Posted January 25, 2013 by HulaMonkey
Categories: book award, Mysteries | No Comments »

Reprinted San Diego Times by John Wilkens

The just-announced nominations for the Edgar Awards, the top prize in mystery writing, include a book by La Jollan Jesse Kellerman that is in large part a spoof of the genre.

Kellerman is one of seven finalists in the “Best Novel” category for “Potboiler,” which came out last summer. The nominations were announced Wednesday.

The book is a parody of mystery thrillers, complete with absurd plot developments, funny names and phony celebrity-author blurbs: “Of all the books I have read this year, this is one of them.”

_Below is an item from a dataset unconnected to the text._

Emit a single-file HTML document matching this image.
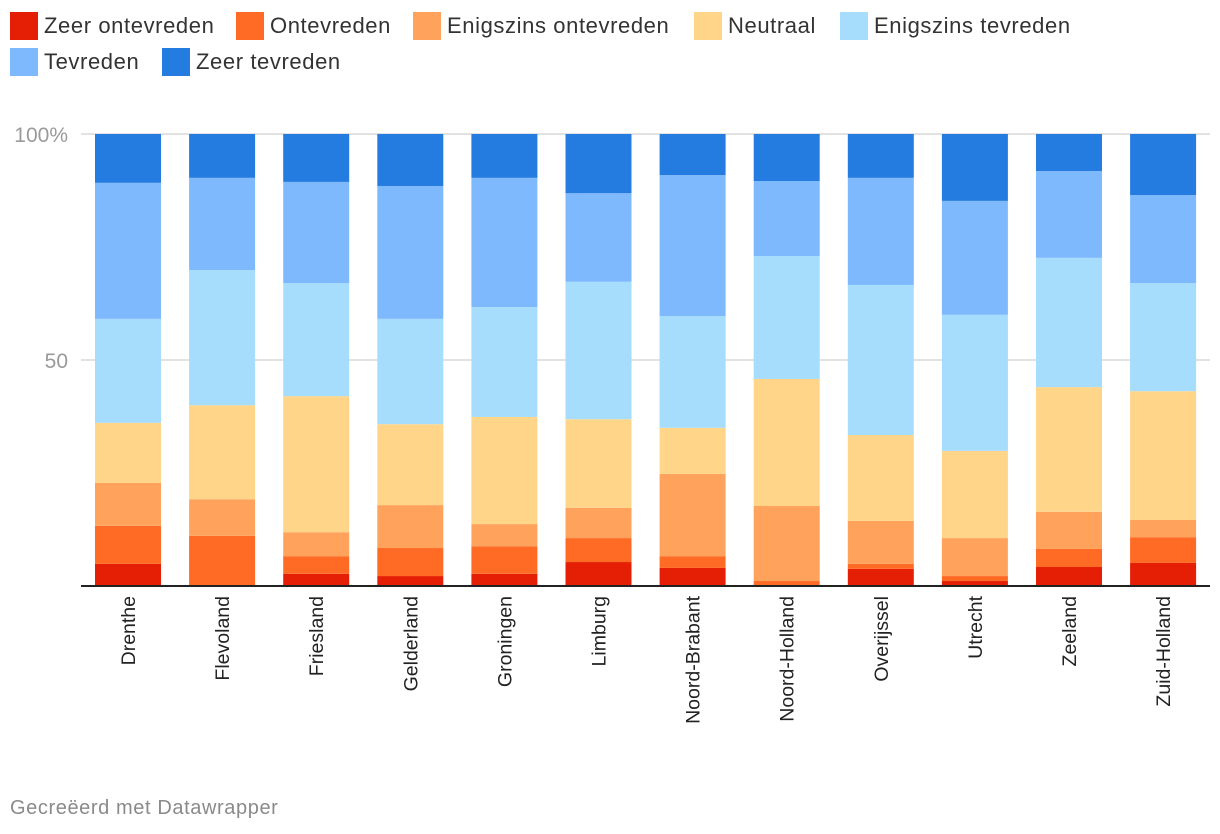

It tells the story of Arthur Pfefferkorn, a once-promising literary novelist and college professor, and William de Vallee, a friend whose mystery books are best-sellers and who is lost at sea as “Potboiler” opens. Pfefferkorn comes across an unpublished de Vallee manuscript. What will he do with it?

In a U-T San Diego interview in July, Kellerman, the author of four traditional mysteries and the son of best-selling writers Jonathan and Faye Kellerman, said he wanted to cut loose this time. “My previous books are so grim, and that’s really not me at all.”

Tucked amid the goat jokes and satire about academia, though, is a novel that asks big questions about what constitutes a true work of art.

The Edgar Awards, named for Edgar Allan Poe, are given by the Mystery Writers of America. They honor the best in mystery fiction, nonfiction and television writing. The winners will be announced in May at the organization’s 67th annual banquet in New York City.